Monné Bou n’était pas simplement un peintre, il était un poète des couleurs. Ses œuvres, imprégnées de rythme et de fluidité, s’inspiraient aussi bien du jazz que de la réalité de son environnement. Les silhouettes féminines, les enfants et les scènes de la vie de tous les jours étaient ses muses, traversées par une énergie fulgurante et une sensibilité rare. Au-delà de la technique, Monné Bou a su fusionner art traditionnel et art moderne, devenant ainsi un pionnier dont l’œuvre transcende les frontières culturelles. Son engagement envers l’art ivoirien et africain restera à jamais gravé dans l’histoire de l’art.

Mahé Djiré : l’homme qui recyclait les objets laissés au rebut

Sculpteur plasticien et psychothérapeute, Mahé DJIRE était un artiste engagé pour la culture de la paix et la protection de l’environnement. Spécialiste du recyclage et de l’assemblage, il offrait une seconde vie aux objets abandonnés, créant des sculptures qui alliaient esthétisme et message écologique. Chaque œuvre de Mahé Djiré portait un double symbole : celui de la résilience humaine et celui de la préservation de notre planète.

Ses sculptures, qui allaient des pièces en fer forgé aux poupées en tissu, étaient des invitations à réfléchir sur la nature, l’humanité, et la protection de notre environnement. À travers son art, Mahé Djiré cherchait à guérir non seulement les objets, mais aussi les âmes. Sa résidence privée a été transformée en un « Musée de la Paix », afin de perpétuer son engagement et offrir un espace de dialogue sur la paix et la préservation de la nature. Ancien psycho-socio-ergothérapeute, Mahé Djiré a également dédié une partie de sa vie à l’accompagnement des personnes souffrant de troubles mentaux, renforçant ainsi l’humanisme qui transparaît dans son travail artistique.

Samir Stenka : le peintre de l’âme africaine

Samir Jacques Stenka, né le 3 novembre 1945 à Bingerville, était une figure incontournable de la peinture africaine. Il a parcouru un chemin brillant, remportant de nombreux prix et laissant derrière lui un héritage artistique impressionnant avec plus de 35 000 œuvres à son actif. Son art, profondément ancré dans la tradition africaine, mettait en avant des thèmes universels, souvent centrés sur la figure féminine en tant que mère et prêtresse, symbolisant la sagesse et la force de la culture africaine.

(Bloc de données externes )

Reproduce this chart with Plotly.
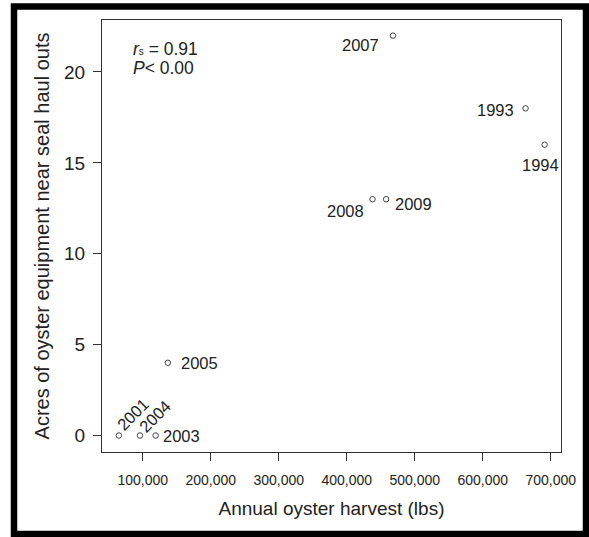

Stenka était également un homme de valeurs et d’engagement. Son amour pour la nature, les êtres humains, et son respect de la tradition africaine se retrouvent dans chaque toile qu’il a réalisée. Il a vécu à Bingerville, entouré de ses œuvres, et il était connu pour son attachement profond à chaque pièce. Sa carrière, marquée par un parcours exceptionnel, a été célébrée à plusieurs reprises, notamment lors des expositions organisées pour ses 60 ans de carrière. Même après avoir été frappé par un AVC en 2008, Stenka n’a jamais cessé de créer, faisant de lui un modèle de persévérance et de passion pour l’art.

Ces trois géants, par leur talent, leur engagement et leur vision unique, ont forgé une partie essentielle de l’identité artistique de la Côte d’Ivoire. Leurs œuvres continueront d’inspirer, de fasciner, et d’élever les consciences. Ils ne seront plus parmi nous, mais leur héritage artistique vivra à travers chaque tableau, chaque sculpture, chaque œuvre qu’ils ont laissée derrière eux. Reposez en paix, maîtres de l’art ivoirien, vous resterez à jamais une source d’inspiration et de lumière.